You've fired up the keyboard and are ready to begin blogging on your firm's website. You've read all about the benefits of a blog, and weighed the vital considerations of audience, tone, topic, formatting, and frequency. You're ready!
Except wait. Wouldn't it be nice to learn from others' mistakes first? After more than 1,800 posts, these tired fingers have learned much from their own mistakes, as well those of others. Let me be your guide to five things you'll want to avoid when becoming the Internet voice of your law firm:
Perhaps you're writing a post for other attorneys. Maybe it is a primer on how not to be a terrible, annoying opposing counsel. It is very easy to accidently air some dirty laundry on the Internet. Before writing online criticisms of a person in your local community, we'd recommend letting post sit for a day or two, just in case passion is overcoming reason.
After all, you wouldn't want your venting about a local judge's idiotic rulings in a current case to influence future cases.
When discussing cases online, such as when trumpeting a success, or discussing a novel legal issue, make sure not to include too much detail about the client.
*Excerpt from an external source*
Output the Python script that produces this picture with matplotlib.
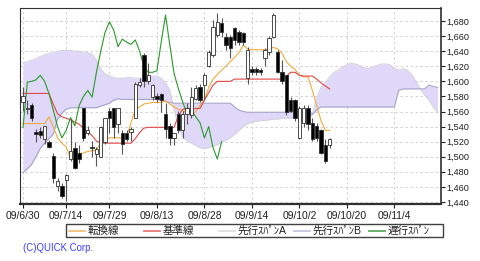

For example, if you are defending a pizza delivery driver's DUI case, and want to discuss the impact of the charges on his ability to drive company vehicles, perhaps consider changing his position to a car salesman or a taxi cab driver. Even better, go beyond the case and write a topical post on how a DUI affects different types of licenses.
Though it may be legal to discuss client cases in public forums, it probably won't go over too well with those clients.
We hate legalese. Judges hate legalese. Clients? You can be completely sure that they hate legalese. Approach your blog topic as if you were explaining the topic to a 10th grader. Even if your audience is capable of understanding something more complicated, they might not want to dig through verbose, Latin-filled expositions.
No Promises, Only Disclaimers
This is a big one. Earlier this year, the Virginia Supreme Court got the attention of law bloggers everywhere, holding that attorney Horace Hunter's practice of blogging about past closed-case clients was protected by the First Amendment, but that his blog should have had a "results not guaranteed" disclaimer.
Though your state's ethical rules may vary, it shouldn't be very difficult to add a small disclaimer to the bottom of your page.
Double Check Everything
Who are the biggest jerks on the Internet? We'd guess lawyers that are frustrated by a lack of clients. You'll write thousands of words about the law -- and your rivals will be analyzing every bit of it, searching, hoping, and praying for a mistake that they can call you out on.
Even worse than legal trolls, however, are disenchanted clients. In the rare instance that your mistake misinforms a client, they'll lose trust in your knowledge and abilities.